During Hurricane Harvey, there was a correlation between people who did not evacuate and people with pets. In Houston, the total population is around 2.3 million not including the thousands of pets located there. Many pet owners refused to separate from and abandon their pets, but unfortunately, most shelters cannot accommodate pets. Animal shelters for Harvey have been set up across the Dallas-Fort Worth metroplex in support of the Harvey victims. Along with animal shelters, organizations and pet lovers all over the United States have donated food, money, and leashes to different pet shelters.

Among these animal lovers is Sarah Morton, who has been volunteering at a number of animal shelters in Fort Worth to care for the pets of Harvey. Morton loves animals and working with the dogs and kittens that are brought to the shelter.

“I have been helping out at three animal shelters in Fort Worth because my dad works with animal shelters in Fort Worth. Most of the pets are dogs but there are a few kittens,” Morton said.

One of the shelters that Morton has been involved in is at Tarrant County Community College. The pet shelters are set up near the owners’ shelters so that owners are able to walk their dogs and spend time with their pets. The shelters have set up areas with tents and air conditioning for the pets. Many of the shelters are still in need of volunteers and donations to help and care for the animals.

Teegarden provides her family a safe haven from Harvey

Hurricane Harvey has affected the lives of many people across Texas, including the family of Fort Worth Country Day faculty member Sara Teegarden, Upper School History teacher. Teegarden’s sister, Katherine Strange, and her three kids as well as Teegarden’s sister-in-law, Karen Teegarden, and her three kids all came to Fort Worth to escape Harvey, while their husbands stayed down in Houston.

“My sister-in-law and her family live in Memorial Village and were really impacted because part of I-10 traffic was being diverted to the village so no one could go anywhere,” Teegarden said.

While in Fort Worth for four days, Strange’s family stayed with her mother while Teegarden’s sister-in-law and her family stayed with Teegarden’s mother-in-law. During their stay, Teegarden brought her niece, Annabelle Strange, to FWCD to spend the day as a sixth grader.

“Mr. Stephens set [Annabelle] up with a sixth grader named Piper Baine ‘24. [Baine] took her around the whole day and Annabelle had an amazing time. [Annabelle] said that if [her family] ever came to Fort Worth, she would want to go to FWCD,” Teegarden said.

Thankfully, neither Strange’s nor Karen Teegarden’s house suffered damage from Harvey, and their kids returned to school the week of September 11. Teegarden continued to keep in touch with her family after they returned to Houston and got insight into the aftermath and struggles people are facing after Harvey.

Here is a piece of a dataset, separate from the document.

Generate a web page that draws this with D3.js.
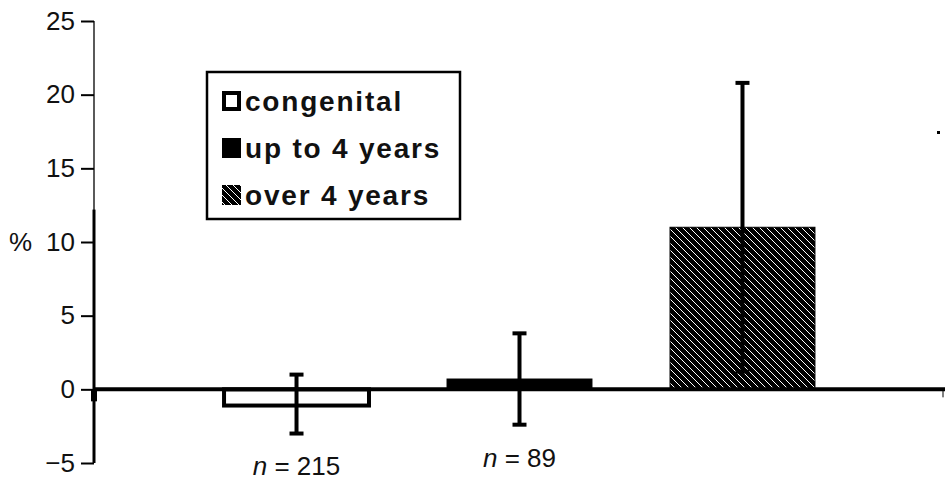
<!DOCTYPE html>
<html>
<head>
<meta charset="utf-8">
<script src="https://cdn.jsdelivr.net/npm/d3@7"></script>
<style>
  body { margin: 0; background: #fff; }
  svg { display: block; font-family: "Liberation Sans", Arial, Helvetica, sans-serif; }
</style>
</head>
<body>
<svg id="chart"></svg>
<script>
// data
const categories = ["congenital", "up to 4 years", "over 4 years"];
const means = [-1.1, 0.7, 11.0];
const errLow = [-3.0, -2.4, 1.2];
const errHigh = [1.0, 3.8, 20.8];
const nLabels = ["n = 215", "n = 89", ""];
const yTicks = [-5, 0, 5, 10, 15, 20, 25];
const fills = ["#fff", "#000", "url(#hatch)"];

const W = 946, H = 481;

const svg = d3.select("#chart")
    .attr("width", W)
    .attr("height", H);

// hatch pattern: black with white diagonal strokes
const defs = svg.append("defs");
const pat = defs.append("pattern")
    .attr("id", "hatch")
    .attr("patternUnits", "userSpaceOnUse")
    .attr("width", 7)
    .attr("height", 7);
pat.append("rect").attr("width", 7).attr("height", 7).attr("fill", "#000");
pat.append("path")
    .attr("d", "M-1,-1 L8,8 M-1,6 L1,8 M6,-1 L8,1")
    .attr("stroke", "#fff")
    .attr("stroke-width", 1);

const axisX = 94;

const y = d3.scaleLinear()
    .domain([-5, 25])
    .range([463, 21]);

const x = d3.scaleBand()
    .domain(categories)
    .range([146, 893])
    .padding(0.35);

// y axis
const yAxis = svg.append("g")
    .attr("transform", "translate(" + axisX + ",0)")
    .call(d3.axisLeft(y).tickValues(yTicks).tickSize(13).tickFormat(d => d < 0 ? "\u2212" + Math.abs(d) : d));
yAxis.attr("font-size", null).attr("font-family", null);
yAxis.select(".domain").attr("stroke-width", 1.3).attr("d", "M0," + y(25) + "V" + y(-5));
yAxis.selectAll(".tick line").attr("stroke-width", 2);
yAxis.selectAll(".tick text")
    .style("font-size", "26px")
    .attr("fill", "#111")
    .attr("x", -19);

// thicker lower part of the axis
svg.append("line")
    .attr("x1", axisX).attr("x2", axisX)
    .attr("y1", y(12.2)).attr("y2", y(-5))
    .attr("stroke", "#000")
    .attr("stroke-width", 3);

svg.append("text")
    .attr("x", 9)
    .attr("y", y(10))
    .attr("dy", "0.35em")
    .style("font-size", "26px")
    .attr("fill", "#111")
    .text("%");

// bars
svg.selectAll(".bar")
    .data(categories)
    .join("rect")
    .attr("class", "bar")
    .attr("x", d => x(d))
    .attr("width", x.bandwidth())
    .attr("y", (d, i) => y(Math.max(0, means[i])))
    .attr("height", (d, i) => Math.abs(y(means[i]) - y(0)))
    .attr("fill", (d, i) => fills[i])
    .attr("stroke", "#000")
    .attr("stroke-width", (d, i) => i === 0 ? 4 : 1);

// zero line
svg.append("line")
    .attr("x1", axisX).attr("x2", 945)
    .attr("y1", y(0)).attr("y2", y(0))
    .attr("stroke", "#000")
    .attr("stroke-width", 4);
svg.append("line")
    .attr("x1", 943).attr("x2", 943)
    .attr("y1", y(0)).attr("y2", y(0) + 8)
    .attr("stroke", "#000")
    .attr("stroke-width", 1);
svg.append("rect")
    .attr("x", axisX - 3).attr("y", y(0))
    .attr("width", 6).attr("height", 12)
    .attr("fill", "#000");

// error bars
const eb = svg.selectAll(".err")
    .data(categories)
    .join("g")
    .attr("class", "err")
    .attr("transform", d => "translate(" + (x(d) + x.bandwidth() / 2) + ",0)");
eb.append("line")
    .attr("y1", (d, i) => y(errLow[i]))
    .attr("y2", (d, i) => y(errHigh[i]))
    .attr("stroke", "#000")
    .attr("stroke-width", 4);
eb.append("line")
    .attr("x1", -7).attr("x2", 7)
    .attr("y1", (d, i) => y(errHigh[i])).attr("y2", (d, i) => y(errHigh[i]))
    .attr("stroke", "#000")
    .attr("stroke-width", 4);
eb.append("line")
    .attr("x1", -7).attr("x2", 7)
    .attr("y1", (d, i) => y(errLow[i])).attr("y2", (d, i) => y(errLow[i]))
    .attr("stroke", "#000")
    .attr("stroke-width", 4);

// n labels
svg.selectAll(".nlab")
    .data(categories)
    .join("text")
    .attr("class", "nlab")
    .attr("x", d => x(d) + x.bandwidth() / 2)
    .attr("y", (d, i) => i === 0 ? 475 : 467)
    .attr("text-anchor", "middle")
    .style("font-size", "26px")
    .attr("fill", "#111")
    .each(function (d, i) {
        if (!nLabels[i]) return;
        const t = d3.select(this);
        const parts = nLabels[i].split(" = ");
        t.append("tspan").attr("font-style", "italic").text(parts[0]);
        t.append("tspan").text(" = " + parts[1]);
    });

// legend
const legend = svg.append("g").attr("transform", "translate(207,72)");
legend.append("rect")
    .attr("width", 253)
    .attr("height", 147)
    .attr("fill", "#fff")
    .attr("stroke", "#000")
    .attr("stroke-width", 2.5);
const rows = legend.selectAll(".lrow")
    .data(categories)
    .join("g")
    .attr("class", "lrow")
    .attr("transform", (d, i) => "translate(15," + (29 + i * 47) + ")");
rows.append("rect")
    .attr("x", (d, i) => i === 0 ? 2 : 0)
    .attr("y", (d, i) => i === 0 ? -8 : -10)
    .attr("width", (d, i) => i === 0 ? 15 : 19)
    .attr("height", (d, i) => i === 0 ? 16 : 20)
    .attr("fill", (d, i) => fills[i])
    .attr("stroke", "#000")
    .attr("stroke-width", (d, i) => i === 0 ? 4 : 0);
rows.append("text")
    .attr("x", 23)
    .attr("dy", "0.36em")
    .style("font-size", "28px")
    .style("letter-spacing", "1.8px")
    .attr("font-weight", "bold")
    .attr("fill", "#111")
    .text(d => d);

// stray scan dot at right
svg.append("rect")
    .attr("x", 937).attr("y", 131)
    .attr("width", 3).attr("height", 3)
    .attr("fill", "#000");
</script>
</body>
</html>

“The hardest thing is that all the volunteers left because they are going back to work, and Houston still needs help because there are so many things to do but there is no one to help,” Teegarden said.

In order to help out, many people, including Teegarden’s sister, are volunteering through their church, and many churches throughout Houston are actively helping. While help is being provided to those in Houston, it will take a long time for the city to recover from Harvey.

“People are really sad and devastated and it is really hard to explain to kids what happened,” Teegarden said. “After listening to my sister, I think in general, Houston just needs more people, more hands, and more bodies helping out.”